The practical use cases seem clearly defined. You’ll be able to use voice-activated devices to make calls for help, both literal and figurative, but not to 911. A more far-flung question, though: Should these AIs intervene without being summoned? Should Alexa be able to identify, say, child abuse without a wake word, and act on that in some way?

Ethicists and privacy advocates say though certain edge cases would benefit from it, that sort of intrusion crosses an important line.

It would lead to false positives; a voice assistant could mistake a frank discussion about sexual consent for actual abuse, for instance. And divorcing Alexa and Google Home’s listening abilities from their wake words would wreak havoc on your privacy. While the devices always listen for their prompts, they don’t store anything in the cloud, or process it, until you speak to them explicitly.

“Cyberservants will exhibit mission creep over time.
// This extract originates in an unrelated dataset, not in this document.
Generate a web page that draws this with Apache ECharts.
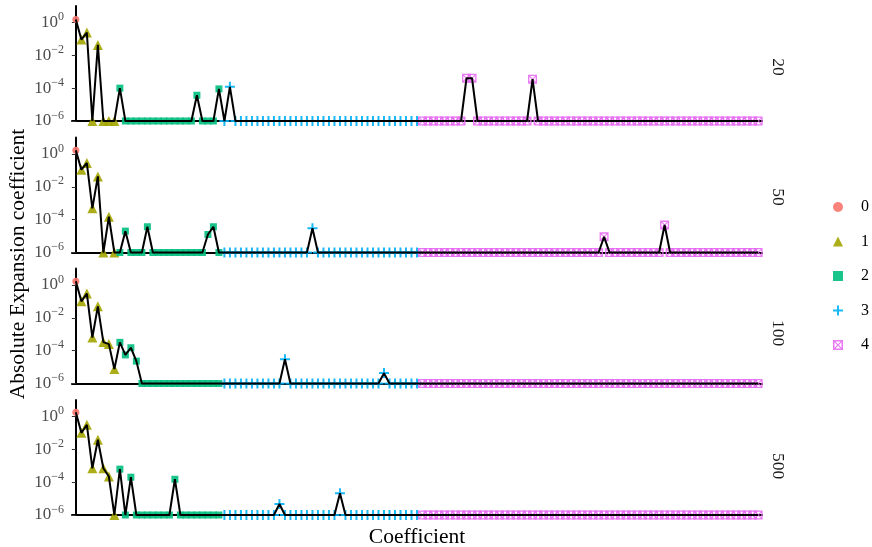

They’ll take on more and more functions. And they’ll habituate us to become increasingly comfortable with always-on environments listening to our intimate spaces,” says Evan Selinger, a philosopher at the Rochester Institute of Technology, who focuses on how technology invades life.

SAVE’s Reidenberg agrees, but thinks it’s inevitable that AIs will be given more power to intrude when necessary.“I don’t think we can avoid this. This is where it is going to go. It is really about us adapting to that,” he says.

That, and figuring out where the lines get drawn along the way.